I'm using edgenGram analyzer using settings like below

{
  "content" : {
    "settings" : {
      "index" : {
        "number_of_shards" : "5",
        "provided_name" : "content",
        "creation_date" : "1526295076710",
        "analysis" : {
          "analyzer" : {
            "autocomplete_search" : {
              "tokenizer" : "lowercase"
            },
            "edgeNgram_analyzer" : {
              "filter" : [
                "lowercase"
              ],
              "type" : "custom",
              "tokenizer" : "autocomplete_tokenizer"
            }
          },
          "tokenizer" : {
            "autocomplete_tokenizer" : {
              "type" : "edge_ngram",
              "min_gram" : "2",
              "max_gram" : "50"
            }
          }
        },
        "number_of_replicas" : "1",
        "uuid" : "pJ_A1EfOTFyfXFcoPRCemQ",
        "version" : {
          "created" : "5060099"
        }
      }
    }
  }
}

But when I tried to see tokens it is giving only starting first character. I need tokens from spaces too. Like in example from documentation.

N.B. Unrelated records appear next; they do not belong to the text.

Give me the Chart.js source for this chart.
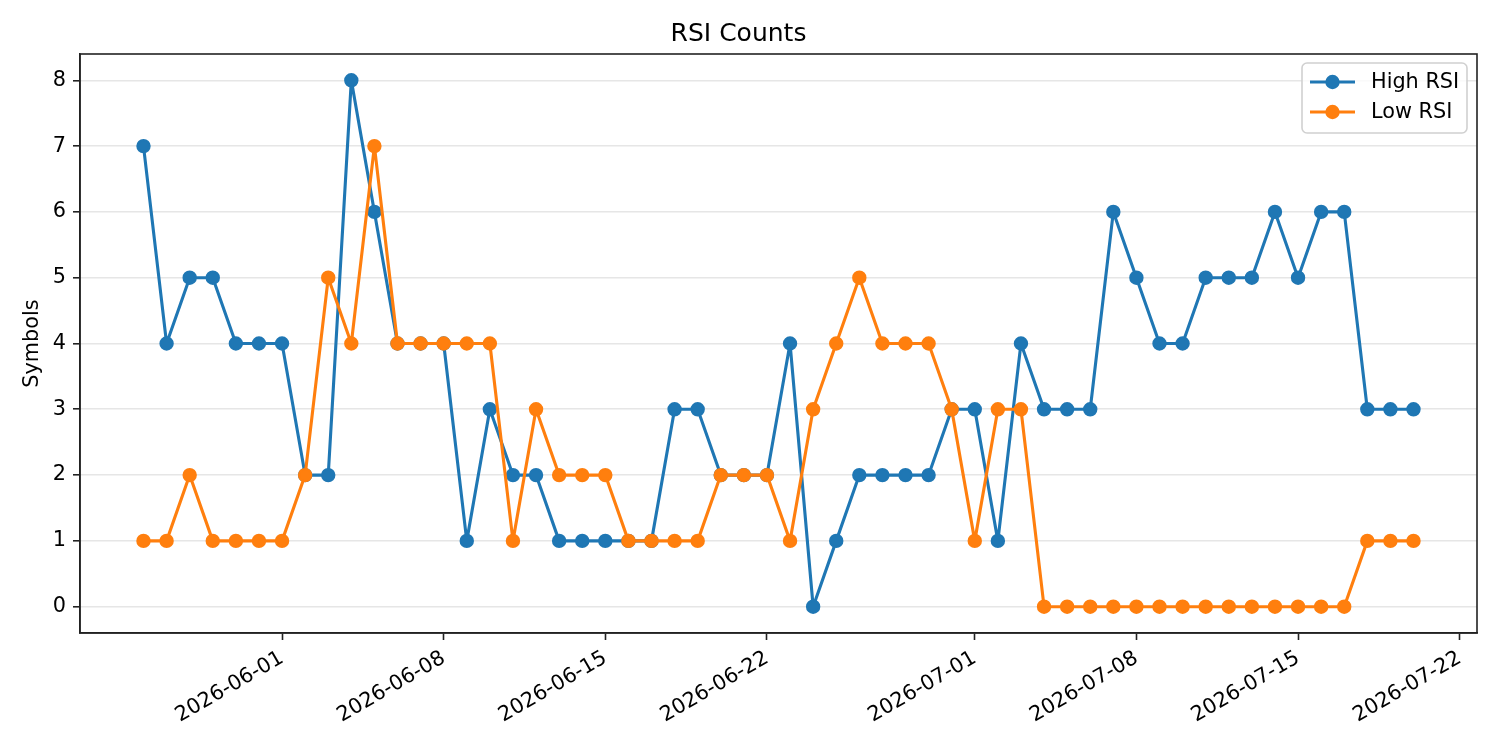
<!DOCTYPE html>
<html>
<head>
<meta charset="utf-8">
<script src="https://cdn.jsdelivr.net/npm/chart.js@4.4.1/dist/chart.umd.min.js"></script>
<style>
  html, body { margin: 0; padding: 0; background: #fff; }
  canvas { display: block; }
</style>
</head>
<body>
<canvas id="rsiChart" width="1500" height="750"></canvas>
<script>
// dates (one point per day)
const dates = [
    '2026-05-26', '2026-05-27', '2026-05-28', '2026-05-29', '2026-05-30', '2026-05-31',
    '2026-06-01', '2026-06-02', '2026-06-03', '2026-06-04', '2026-06-05', '2026-06-06',
    '2026-06-07', '2026-06-08', '2026-06-09', '2026-06-10', '2026-06-11', '2026-06-12',
    '2026-06-13', '2026-06-14', '2026-06-15', '2026-06-16', '2026-06-17', '2026-06-18',
    '2026-06-19', '2026-06-20', '2026-06-21', '2026-06-22', '2026-06-23', '2026-06-24',
    '2026-06-25', '2026-06-26', '2026-06-27', '2026-06-28', '2026-06-29', '2026-06-30',
    '2026-07-01', '2026-07-02', '2026-07-03', '2026-07-04', '2026-07-05', '2026-07-06',
    '2026-07-07', '2026-07-08', '2026-07-09', '2026-07-10', '2026-07-11', '2026-07-12',
    '2026-07-13', '2026-07-14', '2026-07-15', '2026-07-16', '2026-07-17', '2026-07-18',
    '2026-07-19', '2026-07-20'
];

const highRsi = [
    7, 4, 5, 5, 4, 4,
    4, 2, 2, 8, 6, 4,
    4, 4, 1, 3, 2, 2,
    1, 1, 1, 1, 1, 3,
    3, 2, 2, 2, 4, 0,
    1, 2, 2, 2, 2, 3,
    3, 1, 4, 3, 3, 3,
    6, 5, 4, 4, 5, 5,
    5, 6, 5, 6, 6, 3,
    3, 3
];

const lowRsi = [
    1, 1, 2, 1, 1, 1,
    1, 2, 5, 4, 7, 4,
    4, 4, 4, 4, 1, 3,
    2, 2, 2, 1, 1, 1,
    1, 2, 2, 2, 1, 3,
    4, 5, 4, 4, 4, 3,
    1, 3, 3, 0, 0, 0,
    0, 0, 0, 0, 0, 0,
    0, 0, 0, 0, 0, 1,
    1, 1
];

const xTickLabels = ['2026-06-01', '2026-06-08', '2026-06-15', '2026-06-22', '2026-07-01', '2026-07-08', '2026-07-15', '2026-07-22'];
const yTickValues = [0, 1, 2, 3, 4, 5, 6, 7, 8];

const BLUE = '#1f77b4';
const ORANGE = '#ff7f0e';
const FONT = "'DejaVu Sans', sans-serif";
const INK = '#222';

function dayNum(s) {
    return Date.parse(s + 'T00:00:00Z') / 86400000;
}

const xs = dates.map(dayNum);
const xSpan = xs[xs.length - 1] - xs[0];
const xMin = xs[0] - xSpan * 0.05;
const xMax = xs[xs.length - 1] + xSpan * 0.05;

// top/right spines
const framePlugin = {
    id: 'frame',
    afterDraw(chart) {
        const { ctx, chartArea: a } = chart;
        ctx.save();
        ctx.strokeStyle = INK;
        ctx.lineWidth = 1.6;
        ctx.strokeRect(a.left, a.top, a.right - a.left, a.bottom - a.top);
        ctx.restore();
    }
};

// matplotlib style legend box (line + marker)
const legendPlugin = {
    id: 'mplLegend',
    afterDraw(chart) {
        const ctx = chart.ctx;
        const x0 = 1302, y0 = 63, w = 165, h = 70, r = 5;
        ctx.save();
        ctx.beginPath();
        ctx.roundRect(x0, y0, w, h, r);
        ctx.fillStyle = 'rgba(255,255,255,0.8)';
        ctx.fill();
        ctx.strokeStyle = '#d0d0d0';
        ctx.lineWidth = 1.6;
        ctx.stroke();

        const rows = [
            { label: 'High RSI', color: BLUE, y: 82 },
            { label: 'Low RSI', color: ORANGE, y: 112 }
        ];
        rows.forEach(row => {
            ctx.strokeStyle = row.color;
            ctx.lineWidth = 3.1;
            ctx.beginPath();
            ctx.moveTo(1310, row.y);
            ctx.lineTo(1355, row.y);
            ctx.stroke();
            ctx.beginPath();
            ctx.arc(1332.5, row.y, 7.2, 0, Math.PI * 2);
            ctx.fillStyle = row.color;
            ctx.fill();
            ctx.fillStyle = '#000';
            ctx.font = '20.8px ' + FONT;
            ctx.textAlign = 'left';
            ctx.textBaseline = 'middle';
            ctx.fillText(row.label, 1371, row.y + 1);
        });
        ctx.restore();
    }
};

const ctx = document.getElementById('rsiChart').getContext('2d');
const rsiChart = new Chart(ctx, {
    type: 'line',
    data: {
        datasets: [
            {
                label: 'High RSI',
                data: dates.map((d, i) => ({ x: xs[i], y: highRsi[i] })),
                borderColor: BLUE,
                backgroundColor: BLUE,
                borderWidth: 3.1,
                borderJoinStyle: 'round',
                pointRadius: 6.2,
                pointBorderWidth: 2,
                pointBackgroundColor: BLUE,
                pointBorderColor: BLUE,
                tension: 0,
                order: 2
            },
            {
                label: 'Low RSI',
                data: dates.map((d, i) => ({ x: xs[i], y: lowRsi[i] })),
                borderColor: ORANGE,
                backgroundColor: ORANGE,
                borderWidth: 3.1,
                borderJoinStyle: 'round',
                pointRadius: 6.2,
                pointBorderWidth: 2,
                pointBackgroundColor: ORANGE,
                pointBorderColor: ORANGE,
                tension: 0,
                order: 1
            }
        ]
    },
    options: {
        responsive: false,
        animation: false,
        devicePixelRatio: 1,
        layout: { padding: { left: 0, right: 23, top: 0, bottom: 0 } },
        plugins: {
            legend: { display: false },
            tooltip: { enabled: false },
            title: {
                display: true,
                text: 'RSI Counts',
                color: '#000',
                font: { family: FONT, size: 25, weight: 'normal', lineHeight: 1.2 },
                padding: { top: 19, bottom: 5 }
            }
        },
        scales: {
            x: {
                type: 'linear',
                min: xMin,
                max: xMax,
                border: { display: true, color: INK, width: 1.6 },
                grid: {
                    drawOnChartArea: false,
                    drawTicks: true,
                    tickLength: 7,
                    tickColor: INK,
                    tickWidth: 1.6
                },
                afterBuildTicks: scale => {
                    scale.ticks = xTickLabels.map(d => ({ value: dayNum(d) }));
                },
                afterFit: scale => {
                    scale.height = 117;
                    scale.paddingLeft = 0;
                    scale.paddingRight = 0;
                },
                ticks: {
                    autoSkip: false,
                    minRotation: 30,
                    maxRotation: 30,
                    padding: 6,
                    color: '#000',
                    font: { family: FONT, size: 20.8 },
                    callback: (value, index) => xTickLabels[index]
                }
            },
            y: {
                min: -0.4,
                max: 8.4,
                border: { display: true, color: INK, width: 1.6 },
                grid: {
                    color: '#e6e6e6',
                    lineWidth: 1.6,
                    tickLength: 7,
                    tickColor: INK,
                    tickWidth: 1.6
                },
                afterBuildTicks: scale => {
                    scale.ticks = yTickValues.map(v => ({ value: v }));
                },
                afterFit: scale => {
                    scale.width = 80;
                    scale.paddingTop = 0;
                    scale.paddingBottom = 0;
                },
                title: {
                    display: true,
                    text: 'Symbols',
                    color: '#000',
                    font: { family: FONT, size: 20.8, lineHeight: 1.2 },
                    padding: { top: 20, bottom: 0 }
                },
                ticks: {
                    padding: 7,
                    color: '#000',
                    font: { family: FONT, size: 20.8 },
                    callback: value => String(value)
                }
            }
        }
    },
    plugins: [framePlugin, legendPlugin]
});
</script>
</body>
</html>
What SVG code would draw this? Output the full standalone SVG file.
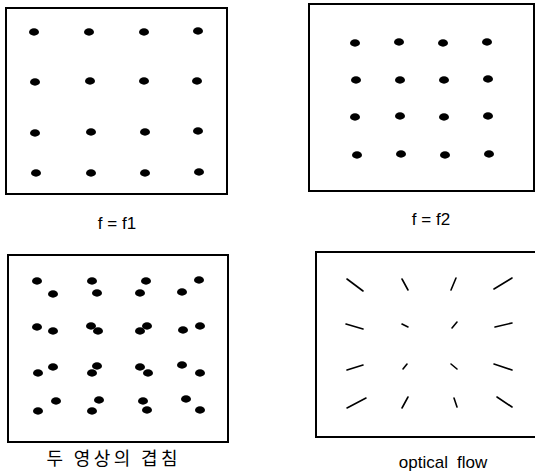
<svg xmlns="http://www.w3.org/2000/svg" width="535" height="475" viewBox="0 0 535 475">
<style>
.frame{fill:none;stroke:#000;stroke-width:2}
.dot{fill:#000}
.flow{stroke:#000;stroke-width:1.6;stroke-linecap:round;fill:none}
.lbl{font-family:"Liberation Sans","Noto Sans CJK KR",sans-serif;font-size:17px;fill:#000;text-anchor:middle}
.kr{font-family:"Noto Sans CJK KR",sans-serif;font-size:18px;fill:#000;text-anchor:middle}
</style>
<defs>
<ellipse id="d" rx="5" ry="3.7" class="dot"/>
</defs>
<rect width="535" height="475" fill="#fff"/>
<g id="panel-f1">
<rect class="frame" x="6" y="8" width="221" height="186"/>
<use href="#d" x="34" y="32"/><use href="#d" x="89" y="32"/><use href="#d" x="144" y="32"/><use href="#d" x="198" y="31"/>
<use href="#d" x="35" y="82"/><use href="#d" x="90" y="81"/><use href="#d" x="144" y="81"/><use href="#d" x="197" y="81"/>
<use href="#d" x="35" y="133"/><use href="#d" x="91" y="132"/><use href="#d" x="145" y="132"/><use href="#d" x="198" y="131"/>
<use href="#d" x="36" y="173"/><use href="#d" x="91" y="173"/><use href="#d" x="145" y="173"/><use href="#d" x="199" y="172"/>
<text class="lbl" x="117" y="229">f = f1</text>
</g>
<g id="panel-f2">
<rect class="frame" x="309" y="4" width="225" height="187"/>
<use href="#d" x="355" y="43"/><use href="#d" x="399" y="42"/><use href="#d" x="443" y="43"/><use href="#d" x="487" y="42"/>
<use href="#d" x="356" y="80"/><use href="#d" x="400" y="80"/><use href="#d" x="444" y="80"/><use href="#d" x="488" y="79"/>
<use href="#d" x="355" y="117"/><use href="#d" x="400" y="116"/><use href="#d" x="444" y="117"/><use href="#d" x="488" y="116"/>
<use href="#d" x="357" y="155"/><use href="#d" x="401" y="154"/><use href="#d" x="445" y="155"/><use href="#d" x="489" y="154"/>
<text class="lbl" x="431" y="225">f = f2</text>
</g>
<g id="panel-overlap">
<rect class="frame" x="8" y="255" width="220" height="187"/>
<use href="#d" x="37" y="281"/><use href="#d" x="53" y="294"/><use href="#d" x="92" y="281"/><use href="#d" x="97" y="293"/>
<use href="#d" x="146" y="281"/><use href="#d" x="140" y="293"/><use href="#d" x="199" y="280"/><use href="#d" x="182" y="292"/>
<use href="#d" x="37" y="327"/><use href="#d" x="53" y="331"/><use href="#d" x="91" y="326"/><use href="#d" x="98" y="331"/>
<use href="#d" x="147" y="326"/><use href="#d" x="140" y="331"/><use href="#d" x="183" y="330"/><use href="#d" x="200" y="326"/>
<use href="#d" x="38" y="373"/><use href="#d" x="53" y="367"/><use href="#d" x="97" y="366"/><use href="#d" x="92" y="373"/>
<use href="#d" x="140" y="367"/><use href="#d" x="148" y="373"/><use href="#d" x="182" y="365"/><use href="#d" x="200" y="373"/>
<use href="#d" x="38" y="411"/><use href="#d" x="56" y="401"/><use href="#d" x="99" y="400"/><use href="#d" x="92" y="411"/>
<use href="#d" x="143" y="401"/><use href="#d" x="147" y="410"/><use href="#d" x="186" y="399"/><use href="#d" x="200" y="410"/>
<text class="kr" x="112" y="465" textLength="131" lengthAdjust="spacing">두 영상의 겹침</text>
</g>
<g id="panel-flow">
<rect class="frame" x="316" y="252" width="222" height="185"/>
<line class="flow" x1="347" y1="279" x2="363" y2="291"/>
<line class="flow" x1="402" y1="279" x2="408" y2="290"/>
<line class="flow" x1="456" y1="278" x2="451" y2="290"/>
<line class="flow" x1="512" y1="278" x2="494" y2="289"/>
<line class="flow" x1="346" y1="324" x2="363" y2="329"/>
<line class="flow" x1="402" y1="324" x2="408" y2="327"/>
<line class="flow" x1="457" y1="322" x2="452" y2="328"/>
<line class="flow" x1="512" y1="323" x2="495" y2="327"/>
<line class="flow" x1="347" y1="370" x2="363" y2="365"/>
<line class="flow" x1="403" y1="369" x2="407" y2="364"/>
<line class="flow" x1="451" y1="364" x2="457" y2="369"/>
<line class="flow" x1="494" y1="364" x2="512" y2="370"/>
<line class="flow" x1="347" y1="408" x2="366" y2="398"/>
<line class="flow" x1="402" y1="408" x2="408" y2="397"/>
<line class="flow" x1="454" y1="398" x2="457" y2="407"/>
<line class="flow" x1="497" y1="397" x2="512" y2="407"/>
<text class="lbl" x="443" y="468">optical<tspan dx="9">flow</tspan></text>
</g>
</svg>
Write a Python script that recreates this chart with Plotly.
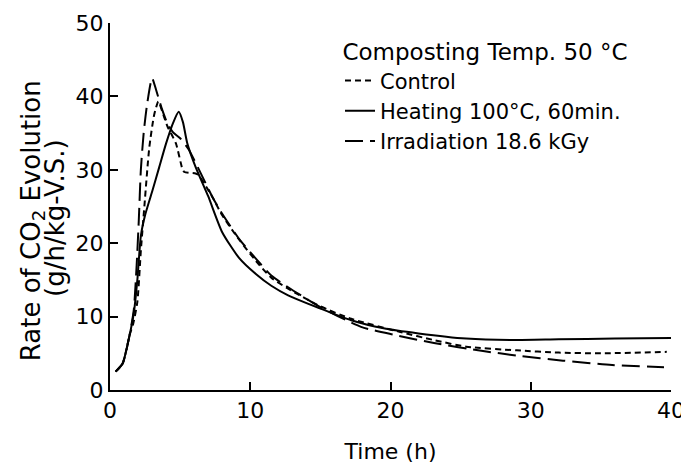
import plotly.graph_objects as go

# Control (short dash)
t_control = [0.4, 0.9, 1.4, 1.65, 1.95, 2.2, 2.45, 2.8, 3.15, 3.45, 3.8, 4.1, 4.7, 5.15, 5.3, 6.1, 6.3,
             7.3, 8.0, 9.2, 10.4, 11.5, 12.7, 15.0, 17.2, 20.7, 23.1, 25.4, 29.0, 32.0, 35.0, 39.7]
v_control = [2.5, 3.6, 7.5, 9.0, 12.0, 19.0, 25.0, 33.0, 37.5, 39.3, 37.5, 35.9, 33.6, 30.2, 29.7, 29.5, 29.3,
             26.3, 23.8, 20.5, 17.6, 15.3, 13.8, 11.4, 9.7, 7.9, 6.8, 5.9, 5.4, 5.1, 5.0, 5.2]

# Heating 100°C, 60 min (solid)
t_heating = [0.4, 0.9, 1.4, 1.7, 1.95, 2.2, 2.5, 3.0, 3.5, 4.0, 4.5, 4.9, 5.2, 5.5, 6.1, 7.0,
             8.0, 9.2, 10.4, 11.5, 12.7, 15.0, 17.2, 19.5, 22.0, 25.4, 28.7, 32.0, 36.0, 40.0]
v_heating = [2.5, 3.6, 7.5, 10.5, 15.0, 21.0, 23.8, 27.0, 30.3, 33.6, 36.4, 37.9, 36.5, 33.7, 30.4, 26.4,
             21.5, 18.0, 15.8, 14.2, 12.9, 11.1, 9.5, 8.4, 7.7, 7.0, 6.8, 6.9, 7.0, 7.1]

# Irradiation 18.6 kGy (long dash)
t_irrad = [0.4, 0.9, 1.4, 1.7, 1.9, 2.05, 2.2, 2.4, 2.65, 3.0, 3.3, 3.7, 4.1, 4.5, 5.0, 5.6, 6.3,
           7.3, 8.0, 9.2, 10.4, 11.5, 12.7, 15.0, 17.9, 20.3, 23.1, 26.6, 29.0, 32.3, 35.8, 39.5]
v_irrad = [2.5, 3.6, 7.5, 11.0, 17.0, 23.0, 30.0, 35.0, 39.0, 42.5, 40.8, 38.3, 36.3, 35.1, 34.3, 32.8, 30.2,
           26.3, 24.0, 20.6, 17.9, 15.6, 14.0, 11.3, 8.6, 7.5, 6.4, 5.3, 4.7, 4.0, 3.4, 3.1]

ytitle_lines = ["Rate of CO<sub>2</sub> Evolution", "(g/h/kg-V.S.)"]

fnt = "DejaVu Sans"

fig = go.Figure()
fig.add_trace(go.Scatter(x=t_control, y=v_control, mode="lines", name="Control",
                         line=dict(color="black", width=2, dash="6px,4px", shape="spline", smoothing=0.6)))
fig.add_trace(go.Scatter(x=t_heating, y=v_heating, mode="lines", name="Heating 100°C, 60min.",
                         line=dict(color="black", width=2, shape="spline", smoothing=0.6)))
fig.add_trace(go.Scatter(x=t_irrad, y=v_irrad, mode="lines", name="Irradiation 18.6 kGy",
                         line=dict(color="black", width=2, dash="18px,7px", shape="spline", smoothing=0.6)))

# y-axis title as two tight lines
fig.add_annotation(text=ytitle_lines[0], xref="paper", yref="paper", x=-0.139, y=0.46,
                   xanchor="center", yanchor="middle",
                   textangle=-90, showarrow=False, font=dict(size=26))
fig.add_annotation(text=ytitle_lines[1], xref="paper", yref="paper", x=-0.099, y=0.47,
                   xanchor="center", yanchor="middle",
                   textangle=-90, showarrow=False, font=dict(size=26))

# page body adds an 8px margin, so the figure is 8px smaller than the window
fig.update_layout(
    width=681, height=456,
    margin=dict(l=102, r=18, t=15, b=74),
    paper_bgcolor="white", plot_bgcolor="white",
    font=dict(family=fnt, size=21, color="black"),
    legend=dict(x=0.41, y=0.98, xanchor="left", yanchor="top",
                bgcolor="rgba(0,0,0,0)", font=dict(size=21),
                title=dict(text="Composting Temp. 50 °C", side="top center", font=dict(size=23)),
                tracegroupgap=0),
    xaxis=dict(range=[0, 40], tickvals=[0, 10, 20, 30, 40], showgrid=False, zeroline=False,
               showline=True, linecolor="black", linewidth=2, automargin=False,
               ticklabeloverflow="allow",
               ticks="inside", ticklen=8, tickwidth=2, tickcolor="black",
               tickfont=dict(size=22),
               title=dict(text="Time (h)", font=dict(size=22), standoff=22)),
    yaxis=dict(range=[0, 50], tickvals=[0, 10, 20, 30, 40, 50], showgrid=False, zeroline=False,
               showline=True, linecolor="black", linewidth=2, automargin=False,
               ticks="inside", ticklen=8, tickwidth=2, tickcolor="black",
               tickfont=dict(size=22)),
)

fig.write_html("out.html")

localhost:9200/content/_analyze
{
"analyzer" : "edgeNgram_analyzer",
"text" : "Quick Brown Fox"
}

{"tokens":[{"token":"qu","start_offset":0,"end_offset":2,"type":"word","position":0},{"token":"qui","start_offset":0,"end_offset":3,"type":"word","position":1},{"token":"quic","start_offset":0,"end_offset":4,"type":"word","position":2},{"token":"quick","start_offset":0,"end_offset":5,"type":"word","position":3},{"token":"quick ","start_offset":0,"end_offset":6,"type":"word","position":4},{"token":"quick b","start_offset":0,"end_offset":7,"type":"word","position":5},{"token":"quick br","start_offset":0,"end_offset":8,"type":"word","position":6},{"token":"quick bro","start_offset":0,"end_offset":9,"type":"word","position":7},{"token":"quick brow","start_offset":0,"end_offset":10,"type":"word","position":8},{"token":"quick brown","start_offset":0,"end_offset":11,"type":"word","position":9},{"token":"quick brown ","start_offset":0,"end_offset":12,"type":"word","position":10},{"token":"quick brown f","start_offset":0,"end_offset":13,"type":"word","position":11},{"token":"quick brown fo","start_offset":0,"end_offset":14,"type":"word","position":12},{"token":"quick brown fox","start_offset":0,"end_offset":15,"type":"word","position":13}]}

But in example documentation, tokens should look similar to below

{qu,qui,quick,br,brown}

Please help

Regards,
SatyaRaj


(Mayya Sharipova) #2

As you can see in the documentation example , we used token_chars configuration parameter .

"token_chars": [
        "letter",
        "digit"
      ]

This means that text will be split on all non-letter, and non-digit symbols.
If you want your text to be split on whitespaces you can also use this configuration option.


(system) #3

This topic was automatically closed 28 days after the last reply. New replies are no longer allowed.